3. Sympathy for individual litigants cannot guide the laying down of the law for the whole country. The interim relief in this case would amount to final relief since there would be nothing left in the case if the Supreme Court directed CBSE to allow the petitioner to use the calculator during exams.
While I think that students with any learning disabilities need to be given the requisite support for their examinations, I disagree with your analysis regarding the nature of the Supreme Court order.
You label the order peculiar because: "It asked Pranjay Jain to withdraw his petition with liberty to approach the Division Bench of the High Court against the March 2 order of the Single Judge of the High Court (by Justice Permod Kohli). If a single Judge cannot provide interim relief because of the Supreme Court's stay in a connected matter, how could a Division Bench grant the same?"
But perhaps the point in sending the matter to the Division Bench was to provide an opportunity for the Division Bench to correct an erroneous position which the Single Judge took i.e. that one High Court cannot grant relief in a case merely because the order of another High Court deciding a similar point (but with unconnected parties) has been stayed by the Supreme Court. If the Single Judge decision of the Bombay High Court is reversed on that point in Pranay's case, then the Division Bench can go ahead and consider the matter on merits.
So I think that you are incorrect when you question the entire point of asking the parties to approach the Division Bench. I however understand that given the constraints of time this might not really have been the most practicable.
The Bombay High Court order in the case of Sushil Kumar specifically mentioned that the "order is confined only to the petitioner".
I fail to understand how could an order, which the HC categorically meant that the decision is based on the facts of that particular case and should not be considered as law in general, could be made "law" in general.
How does the interim order of stay by the Supreme Court in Sushil's case, become a deterrent for the Punjab and Haryana High Court to give relief in Pranay's case?
Dear Venkatesan,
In 2006, one of my Clients was also in a similar situation and the matter ended on the same note. I had also written about it on my blog. Here is the link:
http://mahfuuz.blogspot.com/2006/10/children-of-lesser-god.html#links
the judgment of the bombay high court in ranjit kumar rajak v state bank of india where the court held the duty to provide reasonable accommodation to disabled students as part of article 21 is also relevant in this regard.

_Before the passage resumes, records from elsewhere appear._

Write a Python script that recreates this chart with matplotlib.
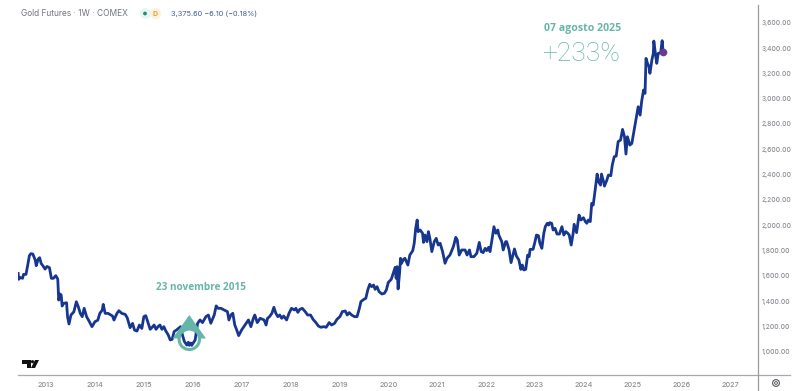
import matplotlib
matplotlib.use('Agg')
import matplotlib.pyplot as plt
from matplotlib.lines import Line2D
from matplotlib.patches import Circle, Polygon
from matplotlib.transforms import IdentityTransform

W, H = 800, 391

years = [2012.43, 2012.44, 2012.475, 2012.52, 2012.54, 2012.59, 2012.62, 2012.66, 2012.69, 2012.73,
         2012.78, 2012.80, 2012.84, 2012.87, 2012.90, 2012.94, 2012.98, 2013.02, 2013.07, 2013.11,
         2013.15, 2013.20, 2013.24, 2013.26, 2013.29, 2013.31, 2013.33, 2013.36, 2013.42, 2013.44,
         2013.47, 2013.51, 2013.54, 2013.57, 2013.62, 2013.66, 2013.70, 2013.74, 2013.78, 2013.83,
         2013.88, 2013.94, 2014.00, 2014.06, 2014.10, 2014.15, 2014.17, 2014.21, 2014.27, 2014.36,
         2014.39, 2014.45, 2014.49, 2014.55, 2014.62, 2014.66, 2014.72, 2014.77, 2014.81, 2014.86,
         2014.91, 2014.96, 2015.00, 2015.04, 2015.09, 2015.13, 2015.17, 2015.21, 2015.25, 2015.29,
         2015.33, 2015.37, 2015.41, 2015.45, 2015.50, 2015.54, 2015.58, 2015.62, 2015.67, 2015.75,
         2015.79, 2015.83, 2015.88, 2015.91, 2015.93, 2015.96, 2015.98, 2016.05, 2016.10, 2016.15,
         2016.20, 2016.27,
         2016.32, 2016.37, 2016.44, 2016.48, 2016.52, 2016.58, 2016.64, 2016.71, 2016.74, 2016.78,
         2016.82, 2016.86, 2016.90, 2016.94, 2017.00, 2017.07, 2017.14, 2017.19, 2017.24, 2017.27,
         2017.32, 2017.38, 2017.46, 2017.50, 2017.53, 2017.57, 2017.62, 2017.66, 2017.70, 2017.74,
         2017.78, 2017.82, 2017.86, 2017.92, 2017.97, 2018.02, 2018.08, 2018.11, 2018.15, 2018.19,
         2018.24, 2018.30, 2018.35, 2018.41, 2018.46, 2018.52, 2018.57, 2018.62, 2018.68, 2018.73,
         2018.79, 2018.84, 2018.90, 2018.95, 2019.01, 2019.06, 2019.12, 2019.16, 2019.20, 2019.25,
         2019.31, 2019.36, 2019.40, 2019.44, 2019.50, 2019.54, 2019.58, 2019.62, 2019.66, 2019.70,
         2019.73, 2019.77, 2019.81, 2019.87, 2019.92, 2019.96, 2020.00, 2020.06, 2020.10, 2020.14,
         2020.16, 2020.18, 2020.20, 2020.23, 2020.25, 2020.27, 2020.31, 2020.34, 2020.37, 2020.40,
         2020.44, 2020.50, 2020.53, 2020.56, 2020.59, 2020.61, 2020.65, 2020.70, 2020.72, 2020.75,
         2020.79, 2020.82, 2020.85, 2020.89, 2020.94, 2020.98, 2021.02, 2021.06, 2021.11, 2021.16,
         2021.20, 2021.26, 2021.33, 2021.38, 2021.41, 2021.45, 2021.50, 2021.57, 2021.61, 2021.66,
         2021.69, 2021.75, 2021.81, 2021.86, 2021.90, 2021.94, 2021.98, 2022.01, 2022.05, 2022.08,
         2022.13, 2022.16, 2022.20, 2022.24, 2022.26, 2022.32, 2022.35, 2022.40, 2022.42, 2022.47,
         2022.51, 2022.55, 2022.58, 2022.62, 2022.67, 2022.71, 2022.74, 2022.77, 2022.81, 2022.85,
         2022.88, 2022.90, 2022.96, 2023.00, 2023.03, 2023.07, 2023.10, 2023.14, 2023.18, 2023.21,
         2023.25, 2023.28, 2023.30, 2023.34, 2023.37, 2023.41, 2023.45, 2023.50, 2023.55, 2023.59,
         2023.63, 2023.67, 2023.70, 2023.74, 2023.78, 2023.80, 2023.85, 2023.90, 2023.94, 2023.99,
         2024.03, 2024.06, 2024.09, 2024.13, 2024.16, 2024.19, 2024.23, 2024.27, 2024.30, 2024.34,
         2024.36, 2024.41, 2024.42, 2024.47, 2024.50, 2024.55, 2024.58, 2024.62, 2024.66, 2024.70,
         2024.75, 2024.79, 2024.83, 2024.86, 2024.89, 2024.94, 2024.98, 2025.05, 2025.11, 2025.15,
         2025.18, 2025.22, 2025.25, 2025.27, 2025.30, 2025.33, 2025.35, 2025.39, 2025.42, 2025.43,
         2025.47, 2025.49, 2025.52, 2025.57, 2025.60, 2025.62]
prices = [1619, 1572, 1587, 1580, 1611, 1611, 1672, 1759, 1775, 1772,
          1724, 1680, 1732, 1743, 1698, 1677, 1653, 1674, 1664, 1580,
          1580, 1601, 1574, 1408, 1456, 1448, 1361, 1382, 1387, 1277,
          1219, 1290, 1303, 1316, 1395, 1356, 1303, 1277, 1343, 1277,
          1242, 1198, 1237, 1250, 1303, 1329, 1374, 1303, 1303, 1282,
          1250, 1303, 1324, 1303, 1295, 1269, 1190, 1224, 1171, 1163,
          1211, 1184, 1277, 1285, 1225, 1177, 1193, 1211, 1177, 1198,
          1211, 1177, 1198, 1164, 1132, 1093, 1098, 1159, 1172, 1198,
          1132, 1080, 1053, 1075, 1050, 1068, 1050, 1093, 1225, 1251,
          1230, 1277,
          1290, 1225, 1290, 1362, 1343, 1343, 1330, 1317, 1251, 1290,
          1304, 1211, 1172, 1127, 1172, 1211, 1251, 1198, 1264, 1290,
          1230, 1264, 1251, 1211, 1264, 1277, 1304, 1351, 1304, 1277,
          1290, 1264, 1282, 1251, 1304, 1343, 1330, 1343, 1311, 1335,
          1343, 1317, 1290, 1290, 1256, 1230, 1203, 1193, 1198, 1193,
          1230, 1211, 1224, 1256, 1277, 1317, 1322, 1290, 1309, 1290,
          1277, 1277, 1330, 1396, 1414, 1422, 1488, 1533, 1514, 1527,
          1493, 1514, 1475, 1456, 1462, 1488, 1548, 1572, 1620, 1667,
          1580, 1672, 1496, 1620, 1738, 1699, 1730, 1738, 1712, 1685,
          1764, 1799, 1857, 1975, 2041, 1949, 1962, 1936, 1864, 1922,
          1870, 1949, 1896, 1791, 1870, 1896, 1843, 1857, 1791, 1699,
          1738, 1764, 1830, 1904, 1883, 1764, 1804, 1804, 1764, 1804,
          1751, 1751, 1778, 1864, 1791, 1783, 1817, 1799, 1825, 1791,
          1909, 1988, 1936, 1962, 1922, 1870, 1804, 1870, 1870, 1804,
          1704, 1764, 1812, 1756, 1725, 1651, 1685, 1646, 1651, 1764,
          1751, 1809, 1809, 1870, 1922, 1917, 1857, 1817, 1936, 1988,
          2015, 2001, 2020, 2015, 1962, 1975, 1930, 1930, 1988, 1922,
          1949, 1936, 1922, 1843, 1936, 2007, 1941, 2080, 2041, 2059,
          2028, 2015, 2041, 2028, 2173, 2159, 2278, 2404, 2344, 2317,
          2404, 2331, 2309, 2357, 2396, 2391, 2475, 2541, 2546, 2660,
          2673, 2757, 2699, 2562, 2699, 2633, 2646, 2804, 2936, 2870,
          2976, 3068, 3042, 3318, 3279, 3252, 3200, 3305, 3358, 3455,
          3331, 3279, 3358, 3363, 3458, 3371]

year_ticks = list(range(2013, 2028))
price_ticks = list(range(1000, 3601, 200))

NAVY = '#17368f'
TEAL = '#66b5a9'
GREY = '#8a8d94'
AXIS = '#a8a9ad'

def fx(px):
    return px / W

def fy(py):
    return 1 - py / H

def pix(px, py):
    return (px, H - py)

fig = plt.figure(figsize=(W / 100, H / 100), dpi=100)
ax = fig.add_axes([fx(18), fy(375), fx(757.5) - fx(18), fy(5) - fy(375)])
ax.set_xlim(2012.427, 2027.55)
ax.set_ylim(816, 3740)

for s in ['top', 'left', 'bottom', 'right']:
    ax.spines[s].set_visible(False)

ax.plot(years, prices, color=NAVY, lw=2.0, solid_joinstyle='round', zorder=2)
ax.plot(years[-1], prices[-1], 'o', ms=4.5, color='#6d3a8e', zorder=3)

# arrow mark over the 2015 low
tri = Polygon([pix(189.3, 315), pix(172.5, 338.5), pix(206, 338.5)], closed=True,
              transform=IdentityTransform(), fc=TEAL, ec='none', zorder=4, clip_on=False)
ring = Circle(pix(189.3, 339.3), 10.2, transform=IdentityTransform(), fc='white', ec=TEAL,
              lw=2.2, zorder=5, clip_on=False)
ax.add_patch(tri)
ax.add_patch(ring)
inner, = ax.plot(years, prices, color=NAVY, lw=2.0, zorder=6)
inner.set_clip_path(Circle(pix(189.3, 339.3), 9, transform=IdentityTransform()))

ax.set_xticks(year_ticks)
ax.set_xticklabels([str(y) for y in year_ticks], fontsize=5.2, color=GREY, family='Inter', fontweight='medium')
ax.yaxis.tick_right()
ax.set_yticks(price_ticks)
ax.set_yticklabels([f'{p:,.2f}' for p in price_ticks], fontsize=4.8, color=GREY, family='Inter', fontweight='medium')
ax.tick_params(axis='x', length=0, pad=5)
ax.tick_params(axis='y', length=0, pad=3)

# frame lines run past the plot area
fig.add_artist(Line2D([fx(18), fx(790)], [fy(375), fy(375)], color=AXIS, lw=0.9))
fig.add_artist(Line2D([fx(757.5), fx(757.5)], [fy(5), fy(391)], color='#9a9a9e', lw=0.9))

# header
fig.text(fx(21), fy(13.5), 'Gold Futures · 1W · COMEX', fontsize=6.0, color='#70747c', family='Inter', va='center')
fig.text(fx(171), fy(13.5), '3,375.60 −6.10 (−0.18%)', fontsize=5.3, color='#3d5a94', family='Inter', va='center')
ax.add_patch(Circle(pix(145.5, 13.5), 5.5, transform=IdentityTransform(), fc='#e6f6f1', ec='none', clip_on=False))
ax.add_patch(Circle(pix(155.5, 13.5), 5.5, transform=IdentityTransform(), fc='#fdf0dd', ec='none', clip_on=False))
ax.add_patch(Circle(pix(145, 13.5), 1.9, transform=IdentityTransform(), fc='#1f8f7c', ec='none', clip_on=False))
fig.text(fx(155.5), fy(13.5), 'D', fontsize=5, color='#e8a33d', ha='center', va='center', family='Inter', fontweight='bold')

# annotations
fig.text(fx(200.5), fy(288), '23 novembre 2015', fontsize=7.2, color=TEAL, ha='center', va='center',
         family='Open Sans', fontweight='bold')
fig.text(fx(582.5), fy(28), '07 agosto 2025', fontsize=7.6, color=TEAL, ha='center', va='center',
         family='Open Sans', fontweight='bold')
fig.text(fx(581.5), fy(54), '+233%', fontsize=19, color=TEAL, ha='center', va='center',
         family='Roboto', fontweight='light')

# TradingView logo
ax.add_patch(Polygon([pix(22, 360), pix(31, 360), pix(31, 368), pix(27, 368), pix(27, 363.5), pix(22, 363.5)],
                     transform=IdentityTransform(), fc='#111111', ec='none', clip_on=False, zorder=5))
ax.add_patch(Circle(pix(32.5, 361.7), 1.6, transform=IdentityTransform(), fc='#111111', ec='none', clip_on=False, zorder=5))
ax.add_patch(Polygon([pix(35, 360), pix(39, 360), pix(35, 368), pix(31, 368)],
                     transform=IdentityTransform(), fc='#111111', ec='none', clip_on=False, zorder=5))

# clock icon, bottom right
ax.add_patch(Circle(pix(776, 383), 3.4, transform=IdentityTransform(), fc='none', ec='#55585f', lw=0.8, clip_on=False))
ax.add_patch(Circle(pix(776, 383), 1.4, transform=IdentityTransform(), fc='none', ec='#55585f', lw=0.7, clip_on=False))

fig.savefig('out.png', dpi=100, facecolor='white')
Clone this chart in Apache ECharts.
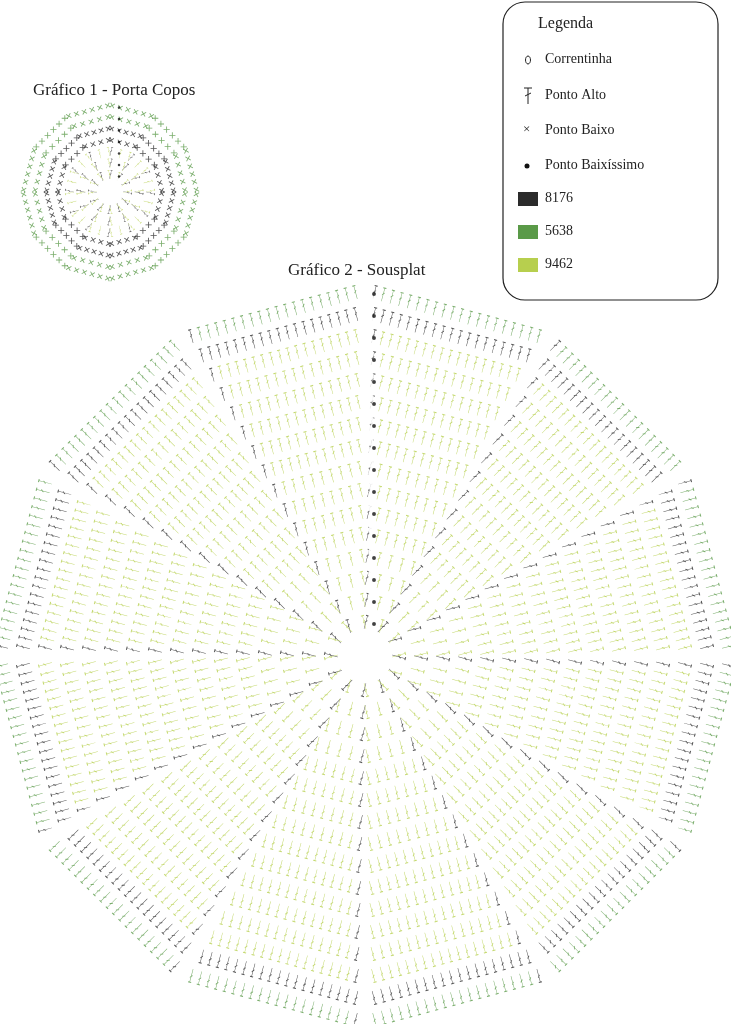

Bombay High Court decision in Sushil Kumar case categorically states that the relief is limited to the petitioner. It has not been made the law.
Could someone elucidate how does the stay by Supreme Court, of the HC decision, acted as a deterrent for the Punjab and Haryana HC to grant relief to the Pranjay?
Does an interim order of the SC amount to law declared by the SC under Article 141 and therefore binding on all courts?